■ **THE TASK**
Restate the material word for word and leave out anything that is a picture.

■ **DATA SEGMENT**
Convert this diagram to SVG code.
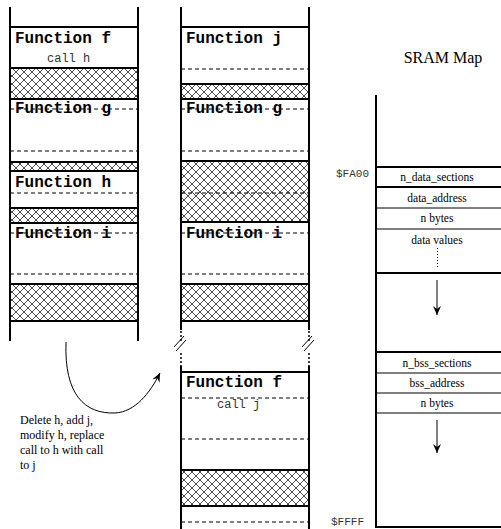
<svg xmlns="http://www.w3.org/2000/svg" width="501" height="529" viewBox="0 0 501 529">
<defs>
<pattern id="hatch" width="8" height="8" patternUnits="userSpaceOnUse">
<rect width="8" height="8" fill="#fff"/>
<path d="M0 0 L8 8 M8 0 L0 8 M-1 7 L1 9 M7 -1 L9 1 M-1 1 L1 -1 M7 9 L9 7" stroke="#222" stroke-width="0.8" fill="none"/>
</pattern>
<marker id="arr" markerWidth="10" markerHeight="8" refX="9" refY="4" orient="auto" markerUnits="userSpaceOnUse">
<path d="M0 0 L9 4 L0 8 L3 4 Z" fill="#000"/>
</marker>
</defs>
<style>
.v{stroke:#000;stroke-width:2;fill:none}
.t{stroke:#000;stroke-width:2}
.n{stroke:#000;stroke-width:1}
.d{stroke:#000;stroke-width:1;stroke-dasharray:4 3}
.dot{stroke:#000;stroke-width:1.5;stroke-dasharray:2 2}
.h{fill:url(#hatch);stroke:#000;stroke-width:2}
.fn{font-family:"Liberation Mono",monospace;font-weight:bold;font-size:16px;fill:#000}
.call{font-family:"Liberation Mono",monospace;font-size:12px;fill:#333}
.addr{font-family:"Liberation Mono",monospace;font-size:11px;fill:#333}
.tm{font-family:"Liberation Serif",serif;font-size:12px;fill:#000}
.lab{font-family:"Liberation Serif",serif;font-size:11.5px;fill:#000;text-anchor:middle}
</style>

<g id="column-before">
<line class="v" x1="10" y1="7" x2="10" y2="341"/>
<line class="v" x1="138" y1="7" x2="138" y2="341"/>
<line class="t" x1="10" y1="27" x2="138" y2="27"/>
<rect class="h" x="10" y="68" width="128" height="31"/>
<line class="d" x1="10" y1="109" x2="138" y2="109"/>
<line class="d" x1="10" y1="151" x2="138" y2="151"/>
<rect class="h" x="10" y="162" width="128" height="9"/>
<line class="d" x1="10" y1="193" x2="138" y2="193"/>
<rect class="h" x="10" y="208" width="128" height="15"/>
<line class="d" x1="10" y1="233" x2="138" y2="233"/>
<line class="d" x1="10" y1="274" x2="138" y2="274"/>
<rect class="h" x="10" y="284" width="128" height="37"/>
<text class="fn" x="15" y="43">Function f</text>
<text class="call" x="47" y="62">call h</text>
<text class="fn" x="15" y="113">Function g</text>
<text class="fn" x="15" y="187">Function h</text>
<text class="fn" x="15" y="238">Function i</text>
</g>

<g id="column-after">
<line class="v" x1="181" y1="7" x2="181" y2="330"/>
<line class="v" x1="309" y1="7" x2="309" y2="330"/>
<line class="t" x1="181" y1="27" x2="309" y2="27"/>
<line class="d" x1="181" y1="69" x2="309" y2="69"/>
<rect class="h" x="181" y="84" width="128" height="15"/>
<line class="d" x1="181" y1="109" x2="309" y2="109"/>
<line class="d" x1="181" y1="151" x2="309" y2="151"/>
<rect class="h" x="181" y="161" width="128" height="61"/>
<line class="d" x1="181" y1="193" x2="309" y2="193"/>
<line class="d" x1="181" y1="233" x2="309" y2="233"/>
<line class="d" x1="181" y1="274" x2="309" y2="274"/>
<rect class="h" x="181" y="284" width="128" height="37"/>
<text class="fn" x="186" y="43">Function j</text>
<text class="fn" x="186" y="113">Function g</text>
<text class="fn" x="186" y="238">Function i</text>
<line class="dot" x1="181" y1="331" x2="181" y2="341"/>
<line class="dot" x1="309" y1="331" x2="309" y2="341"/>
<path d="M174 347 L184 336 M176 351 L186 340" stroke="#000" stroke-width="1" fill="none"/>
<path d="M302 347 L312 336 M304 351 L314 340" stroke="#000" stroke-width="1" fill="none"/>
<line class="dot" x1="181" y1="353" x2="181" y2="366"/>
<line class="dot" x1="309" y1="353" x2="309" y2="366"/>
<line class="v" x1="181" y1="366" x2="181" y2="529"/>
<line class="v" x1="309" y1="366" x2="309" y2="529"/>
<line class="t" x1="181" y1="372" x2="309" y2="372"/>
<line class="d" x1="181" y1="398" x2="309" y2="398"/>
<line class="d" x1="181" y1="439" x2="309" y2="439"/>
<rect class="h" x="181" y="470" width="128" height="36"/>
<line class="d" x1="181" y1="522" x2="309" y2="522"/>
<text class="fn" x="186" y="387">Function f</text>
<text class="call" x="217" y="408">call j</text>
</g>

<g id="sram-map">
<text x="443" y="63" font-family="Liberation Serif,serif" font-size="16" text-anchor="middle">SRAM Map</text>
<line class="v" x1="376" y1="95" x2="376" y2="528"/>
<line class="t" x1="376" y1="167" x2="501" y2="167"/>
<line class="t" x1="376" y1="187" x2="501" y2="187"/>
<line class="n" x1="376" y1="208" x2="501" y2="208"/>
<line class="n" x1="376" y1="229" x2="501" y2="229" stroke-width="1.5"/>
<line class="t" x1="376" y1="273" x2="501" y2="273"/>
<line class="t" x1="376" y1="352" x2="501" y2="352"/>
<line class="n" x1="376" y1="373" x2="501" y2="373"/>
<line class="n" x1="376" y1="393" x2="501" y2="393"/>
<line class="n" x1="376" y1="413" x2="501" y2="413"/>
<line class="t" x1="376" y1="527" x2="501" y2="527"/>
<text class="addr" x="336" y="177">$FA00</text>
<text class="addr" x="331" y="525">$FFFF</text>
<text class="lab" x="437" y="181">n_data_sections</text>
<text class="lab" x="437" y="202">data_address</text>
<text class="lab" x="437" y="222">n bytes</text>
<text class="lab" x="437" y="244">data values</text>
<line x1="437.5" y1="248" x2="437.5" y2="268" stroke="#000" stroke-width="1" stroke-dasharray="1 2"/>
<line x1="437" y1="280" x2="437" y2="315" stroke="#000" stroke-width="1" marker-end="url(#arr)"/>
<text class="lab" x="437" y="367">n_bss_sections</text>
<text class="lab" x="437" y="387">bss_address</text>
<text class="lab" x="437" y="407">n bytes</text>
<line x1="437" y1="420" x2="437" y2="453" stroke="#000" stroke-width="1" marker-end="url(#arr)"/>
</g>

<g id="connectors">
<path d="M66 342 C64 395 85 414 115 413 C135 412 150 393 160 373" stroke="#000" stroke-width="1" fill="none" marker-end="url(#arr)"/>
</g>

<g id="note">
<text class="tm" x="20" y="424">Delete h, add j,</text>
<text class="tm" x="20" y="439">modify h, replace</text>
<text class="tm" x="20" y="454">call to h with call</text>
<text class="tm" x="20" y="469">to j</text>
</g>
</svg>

■ **TASK OUTPUT**
Convert this diagram to SVG code.
<svg xmlns="http://www.w3.org/2000/svg" width="501" height="529" viewBox="0 0 501 529">
<defs>
<pattern id="hatch" width="8" height="8" patternUnits="userSpaceOnUse">
<rect width="8" height="8" fill="#fff"/>
<path d="M0 0 L8 8 M8 0 L0 8 M-1 7 L1 9 M7 -1 L9 1 M-1 1 L1 -1 M7 9 L9 7" stroke="#222" stroke-width="0.8" fill="none"/>
</pattern>
<marker id="arr" markerWidth="10" markerHeight="8" refX="9" refY="4" orient="auto" markerUnits="userSpaceOnUse">
<path d="M0 0 L9 4 L0 8 L3 4 Z" fill="#000"/>
</marker>
</defs>
<style>
.v{stroke:#000;stroke-width:2;fill:none}
.t{stroke:#000;stroke-width:2}
.n{stroke:#000;stroke-width:1}
.d{stroke:#000;stroke-width:1;stroke-dasharray:4 3}
.dot{stroke:#000;stroke-width:1.5;stroke-dasharray:2 2}
.h{fill:url(#hatch);stroke:#000;stroke-width:2}
.fn{font-family:"Liberation Mono",monospace;font-weight:bold;font-size:16px;fill:#000}
.call{font-family:"Liberation Mono",monospace;font-size:12px;fill:#333}
.addr{font-family:"Liberation Mono",monospace;font-size:11px;fill:#333}
.tm{font-family:"Liberation Serif",serif;font-size:12px;fill:#000}
.lab{font-family:"Liberation Serif",serif;font-size:11.5px;fill:#000;text-anchor:middle}
</style>

<g id="column-before">
<line class="v" x1="10" y1="7" x2="10" y2="341"/>
<line class="v" x1="138" y1="7" x2="138" y2="341"/>
<line class="t" x1="10" y1="27" x2="138" y2="27"/>
<rect class="h" x="10" y="68" width="128" height="31"/>
<line class="d" x1="10" y1="109" x2="138" y2="109"/>
<line class="d" x1="10" y1="151" x2="138" y2="151"/>
<rect class="h" x="10" y="162" width="128" height="9"/>
<line class="d" x1="10" y1="193" x2="138" y2="193"/>
<rect class="h" x="10" y="208" width="128" height="15"/>
<line class="d" x1="10" y1="233" x2="138" y2="233"/>
<line class="d" x1="10" y1="274" x2="138" y2="274"/>
<rect class="h" x="10" y="284" width="128" height="37"/>
<text class="fn" x="15" y="43">Function f</text>
<text class="call" x="47" y="62">call h</text>
<text class="fn" x="15" y="113">Function g</text>
<text class="fn" x="15" y="187">Function h</text>
<text class="fn" x="15" y="238">Function i</text>
</g>

<g id="column-after">
<line class="v" x1="181" y1="7" x2="181" y2="330"/>
<line class="v" x1="309" y1="7" x2="309" y2="330"/>
<line class="t" x1="181" y1="27" x2="309" y2="27"/>
<line class="d" x1="181" y1="69" x2="309" y2="69"/>
<rect class="h" x="181" y="84" width="128" height="15"/>
<line class="d" x1="181" y1="109" x2="309" y2="109"/>
<line class="d" x1="181" y1="151" x2="309" y2="151"/>
<rect class="h" x="181" y="161" width="128" height="61"/>
<line class="d" x1="181" y1="193" x2="309" y2="193"/>
<line class="d" x1="181" y1="233" x2="309" y2="233"/>
<line class="d" x1="181" y1="274" x2="309" y2="274"/>
<rect class="h" x="181" y="284" width="128" height="37"/>
<text class="fn" x="186" y="43">Function j</text>
<text class="fn" x="186" y="113">Function g</text>
<text class="fn" x="186" y="238">Function i</text>
<line class="dot" x1="181" y1="331" x2="181" y2="341"/>
<line class="dot" x1="309" y1="331" x2="309" y2="341"/>
<path d="M174 347 L184 336 M176 351 L186 340" stroke="#000" stroke-width="1" fill="none"/>
<path d="M302 347 L312 336 M304 351 L314 340" stroke="#000" stroke-width="1" fill="none"/>
<line class="dot" x1="181" y1="353" x2="181" y2="366"/>
<line class="dot" x1="309" y1="353" x2="309" y2="366"/>
<line class="v" x1="181" y1="366" x2="181" y2="529"/>
<line class="v" x1="309" y1="366" x2="309" y2="529"/>
<line class="t" x1="181" y1="372" x2="309" y2="372"/>
<line class="d" x1="181" y1="398" x2="309" y2="398"/>
<line class="d" x1="181" y1="439" x2="309" y2="439"/>
<rect class="h" x="181" y="470" width="128" height="36"/>
<line class="d" x1="181" y1="522" x2="309" y2="522"/>
<text class="fn" x="186" y="387">Function f</text>
<text class="call" x="217" y="408">call j</text>
</g>

<g id="sram-map">
<text x="443" y="63" font-family="Liberation Serif,serif" font-size="16" text-anchor="middle">SRAM Map</text>
<line class="v" x1="376" y1="95" x2="376" y2="528"/>
<line class="t" x1="376" y1="167" x2="501" y2="167"/>
<line class="t" x1="376" y1="187" x2="501" y2="187"/>
<line class="n" x1="376" y1="208" x2="501" y2="208"/>
<line class="n" x1="376" y1="229" x2="501" y2="229" stroke-width="1.5"/>
<line class="t" x1="376" y1="273" x2="501" y2="273"/>
<line class="t" x1="376" y1="352" x2="501" y2="352"/>
<line class="n" x1="376" y1="373" x2="501" y2="373"/>
<line class="n" x1="376" y1="393" x2="501" y2="393"/>
<line class="n" x1="376" y1="413" x2="501" y2="413"/>
<line class="t" x1="376" y1="527" x2="501" y2="527"/>
<text class="addr" x="336" y="177">$FA00</text>
<text class="addr" x="331" y="525">$FFFF</text>
<text class="lab" x="437" y="181">n_data_sections</text>
<text class="lab" x="437" y="202">data_address</text>
<text class="lab" x="437" y="222">n bytes</text>
<text class="lab" x="437" y="244">data values</text>
<line x1="437.5" y1="248" x2="437.5" y2="268" stroke="#000" stroke-width="1" stroke-dasharray="1 2"/>
<line x1="437" y1="280" x2="437" y2="315" stroke="#000" stroke-width="1" marker-end="url(#arr)"/>
<text class="lab" x="437" y="367">n_bss_sections</text>
<text class="lab" x="437" y="387">bss_address</text>
<text class="lab" x="437" y="407">n bytes</text>
<line x1="437" y1="420" x2="437" y2="453" stroke="#000" stroke-width="1" marker-end="url(#arr)"/>
</g>

<g id="connectors">
<path d="M66 342 C64 395 85 414 115 413 C135 412 150 393 160 373" stroke="#000" stroke-width="1" fill="none" marker-end="url(#arr)"/>
</g>

<g id="note">
<text class="tm" x="20" y="424">Delete h, add j,</text>
<text class="tm" x="20" y="439">modify h, replace</text>
<text class="tm" x="20" y="454">call to h with call</text>
<text class="tm" x="20" y="469">to j</text>
</g>
</svg>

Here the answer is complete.